Le processus de transformation du pays, ainsi que son statut officiel d’Etat candidat à l’UE, ont rendu l’économie plus attractive pour les investisseurs étrangers. Avant 2005, le volume annuel moyen d’investissements directs étrangers (IDE) n’atteignait pas un milliard de dollars, et ce, malgré la mise en place de l’union douanière et une orientation accrue du pays à l’export. En 2005, l’afflux des IDE s’élevait à 9,6 milliards de dollars et a atteint 13,4 milliards de dollars en 2011.
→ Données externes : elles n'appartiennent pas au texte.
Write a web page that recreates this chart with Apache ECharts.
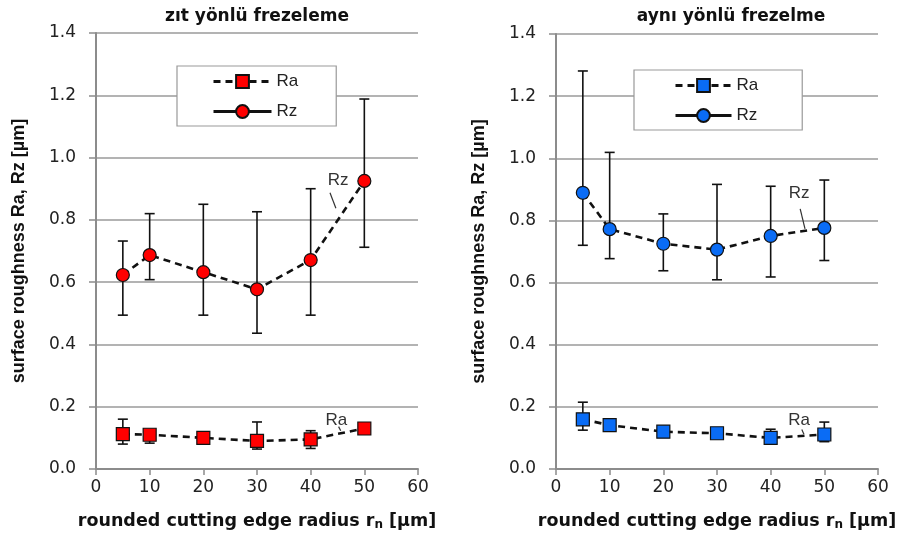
<!DOCTYPE html>
<html><head><meta charset="utf-8">
<script src="https://cdn.jsdelivr.net/npm/echarts@6/dist/echarts.min.js"></script>
<style>html,body{margin:0;padding:0;background:#fff}#c{width:900px;height:541px}</style>
</head><body><div id="c"></div>
<script>
// ---- data ----
const radius = [5, 10, 20, 30, 40, 50];
const xTicks = [0, 10, 20, 30, 40, 50, 60];
const yTicks = [0.0, 0.2, 0.4, 0.6, 0.8, 1.0, 1.2, 1.4];
const titles = ['zıt yönlü frezeleme', 'aynı yönlü frezelme'];

// left panel (zıt yönlü)
const raL = [0.112, 0.110, 0.100, 0.090, 0.095, 0.130];
const raL_lo = [0.080, 0.083, 0.090, 0.064, 0.066, 0.120];
const raL_hi = [0.160, 0.125, 0.110, 0.151, 0.123, 0.140];
const rzL = [0.623, 0.687, 0.632, 0.577, 0.671, 0.925];
const rzL_lo = [0.494, 0.608, 0.494, 0.436, 0.494, 0.712];
const rzL_hi = [0.732, 0.820, 0.850, 0.826, 0.900, 1.188];

// right panel (aynı yönlü)
const raR = [0.160, 0.141, 0.120, 0.115, 0.100, 0.111];
const raR_lo = [0.125, 0.131, 0.110, 0.105, 0.085, 0.088];
const raR_hi = [0.215, 0.151, 0.130, 0.125, 0.128, 0.151];
const rzR = [0.889, 0.772, 0.725, 0.706, 0.750, 0.776];
const rzR_lo = [0.720, 0.677, 0.638, 0.609, 0.618, 0.671];
const rzR_hi = [1.281, 1.019, 0.821, 0.916, 0.910, 0.930];

// annotations: [panel, label, textX, textY, leaderX1, leaderY1, leaderX2, leaderY2] in data units
const notes = [
  [0, 'Rz', 45.1, 0.928, 43.6, 0.887, 44.7, 0.837],
  [0, 'Ra', 44.8, 0.157, 45.2, 0.136, 45.6, 0.123],
  [1, 'Rz', 45.3, 0.887, 45.5, 0.837, 46.4, 0.773],
  [1, 'Ra', 45.3, 0.157, 45.8, 0.127, 46.2, 0.112]
];

const RED = '#ff0000', BLUE = '#0a6cf5';
const FONT = 'Liberation Sans, Arial, sans-serif';
const WIDE = 'DejaVu Sans, Liberation Sans, sans-serif';
const pts = (ys) => radius.map((x, i) => [x, ys[i]]);
const errs = (lo, hi) => radius.map((x, i) => [x, lo[i], hi[i]]);

function errSeries(name, idx, lo, hi, cap) {
  return {
    type: 'custom', name: name, xAxisIndex: idx, yAxisIndex: idx, z: 1, silent: true,
    data: errs(lo, hi),
    renderItem: function (params, api) {
      const x = api.value(0);
      const p1 = api.coord([x, api.value(1)]);
      const p2 = api.coord([x, api.value(2)]);
      const st = { stroke: '#111', lineWidth: 1.6 };
      return { type: 'group', children: [
        { type: 'line', shape: { x1: p1[0], y1: p1[1], x2: p2[0], y2: p2[1] }, style: st },
        { type: 'line', shape: { x1: p1[0] - cap, y1: p1[1], x2: p1[0] + cap, y2: p1[1] }, style: st },
        { type: 'line', shape: { x1: p2[0] - cap, y1: p2[1], x2: p2[0] + cap, y2: p2[1] }, style: st }
      ]};
    }
  };
}
function lineSeries(name, idx, ys, symbol, color) {
  return {
    type: 'line', name: name, xAxisIndex: idx, yAxisIndex: idx, z: 3,
    data: pts(ys), symbol: symbol, symbolSize: 13,
    lineStyle: { color: '#111', width: 2.6, type: [7, 5] },
    itemStyle: { color: color, borderColor: '#111', borderWidth: 1.2 },
    color: color
  };
}

const grids = [
  { left: 96, top: 33, width: 322, height: 436 },
  { left: 556, top: 34, width: 322, height: 435 }
];
const xAxes = [0, 1].map(i => ({
  type: 'value', gridIndex: i, min: xTicks[0], max: xTicks[xTicks.length - 1], interval: 10,
  name: '{b|rounded cutting edge radius r}{s|n}{b| [µm]}',
  nameLocation: 'middle', nameGap: 42,
  nameTextStyle: { rich: {
    b: { fontFamily: WIDE, fontWeight: 'bold', fontSize: 17.5, color: '#111' },
    s: { fontFamily: WIDE, fontWeight: 'bold', fontSize: 12, color: '#111', verticalAlign: 'bottom', padding: [8, 0, 0, 0] }
  }},
  axisLine: { lineStyle: { color: '#8c8c8c', width: 2 } },
  axisTick: { show: true, length: 6, inside: false, lineStyle: { color: '#8c8c8c', width: 1.5 } },
  axisLabel: { fontFamily: WIDE, fontSize: 17, color: '#222', margin: 10 },
  splitLine: { show: false }
}));
const yAxes = [0, 1].map(i => ({
  type: 'value', gridIndex: i, min: yTicks[0], max: yTicks[yTicks.length - 1], interval: 0.2,
  name: 'surface roughness Ra, Rz [µm]', nameLocation: 'middle', nameGap: 68,
  nameTextStyle: { fontFamily: FONT, fontWeight: 'bold', fontSize: 18, color: '#111' },
  axisLine: { show: true, lineStyle: { color: '#8c8c8c', width: 2 } },
  axisTick: { show: true, length: 7, lineStyle: { color: '#8c8c8c', width: 1.5 } },
  axisLabel: { fontFamily: WIDE, fontSize: 17, color: '#222', margin: 20, formatter: v => v.toFixed(1) },
  splitLine: { show: true, lineStyle: { color: '#9a9a9a', width: 1.5 } }
}));

function legendFor(i, left, top, padding, iw) {
  const n = i === 0 ? '_L' : '_R';
  return {
    orient: 'vertical', left: left, top: top, padding: padding,
    itemWidth: iw, itemHeight: 16, itemGap: 13,
    backgroundColor: '#fff', borderColor: '#999', borderWidth: 1.2, borderRadius: 0,
    textStyle: { fontFamily: FONT, fontSize: 17, color: '#222' },
    formatter: name => name.split('_')[0],
    data: [{ name: 'Ra' + n }, { name: 'Rz' + n, lineStyle: { type: 'solid', width: 3 } }],
    lineStyle: { width: 3 },
    selectedMode: false
  };
}

const option = {
  animation: false,
  textStyle: { fontFamily: FONT },
  title: [
    { text: titles[0], left: 252, textAlign: 'center', top: 3, textStyle: { fontFamily: WIDE, fontWeight: 'bold', fontSize: 17, color: '#111' } },
    { text: titles[1], left: 726, textAlign: 'center', top: 3, textStyle: { fontFamily: WIDE, fontWeight: 'bold', fontSize: 17, color: '#111' } }
  ],
  grid: grids,
  xAxis: xAxes,
  yAxis: yAxes,
  legend: [
    legendFor(0, 177, 66, [7, 38, 6, 35], 58),
    legendFor(1, 634, 70, [7, 44, 6, 40], 56)
  ],
  series: [
    errSeries('eRaL', 0, raL_lo, raL_hi, 5),
    errSeries('eRzL', 0, rzL_lo, rzL_hi, 5),
    errSeries('eRaR', 1, raR_lo, raR_hi, 5),
    errSeries('eRzR', 1, rzR_lo, rzR_hi, 5),
    lineSeries('Ra_L', 0, raL, 'rect', RED),
    lineSeries('Rz_L', 0, rzL, 'circle', RED),
    lineSeries('Ra_R', 1, raR, 'rect', BLUE),
    lineSeries('Rz_R', 1, rzR, 'circle', BLUE)
  ]
};

const chart = echarts.init(document.getElementById('c'), null, { renderer: 'canvas' });
chart.setOption(option);

const gfx = [];
notes.forEach(n => {
  const g = { gridIndex: n[0] };
  const t = chart.convertToPixel(g, [n[2], n[3]]);
  const a = chart.convertToPixel(g, [n[4], n[5]]);
  const b = chart.convertToPixel(g, [n[6], n[7]]);
  gfx.push({ type: 'text', x: t[0], y: t[1], z: 10, style: { text: n[1], fontFamily: FONT, fontSize: 17, fill: '#333', align: 'center', verticalAlign: 'middle' } });
  gfx.push({ type: 'line', z: 10, shape: { x1: a[0], y1: a[1], x2: b[0], y2: b[1] }, style: { stroke: '#333', lineWidth: 1.2 } });
});
chart.setOption({ graphic: gfx });
</script>
</body></html>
L’acceptable réussite de la Turquie, après 2001, semble découler des réformes structurelles adoptées qui ont permis d’établir les fondements institutionnels et juridiques d’une économie de marché concurrentielle et moderne. Il convient de souligner que les réformes économiques ainsi que celles sur le plan politique ont contribué à cette réussite. Effectivement, une croissance économique durable repose sur la présence d’institutions de grande qualité, garantissant la démocratie, la règle de droit, la protection des droits de propriété et le respect des droits de l’homme. L’engagement résolu de la part du secteur privé turc dans le processus de réforme a également joué un rôle majeur dans cette transition vers une économie de marché concurrentielle.

Ces réformes structurelles ont apporté la stabilité et la transparence et ont permis d’améliorer l’environnement économique du pays. Toutefois, il reste à la Turquie un long chemin à parcourir pour atteindre le niveau des pays membres de l’UE les plus avancés. Le PIB par tête de la Turquie atteint seulement 22 % de la moyenne des pays de l’UE des quinze en 2011.

Certes, l’entrée dans l’UE a agit comme un véritable levier encourageant le processus de réforme. Néanmoins, il semble que l’ambition de devenir un jour un Etat membre à part entière de l’UE a perdu de son charme. Désormais, la Turquie a besoin d’une nouvelle motivation pour mettre en place des nouvelles réformes.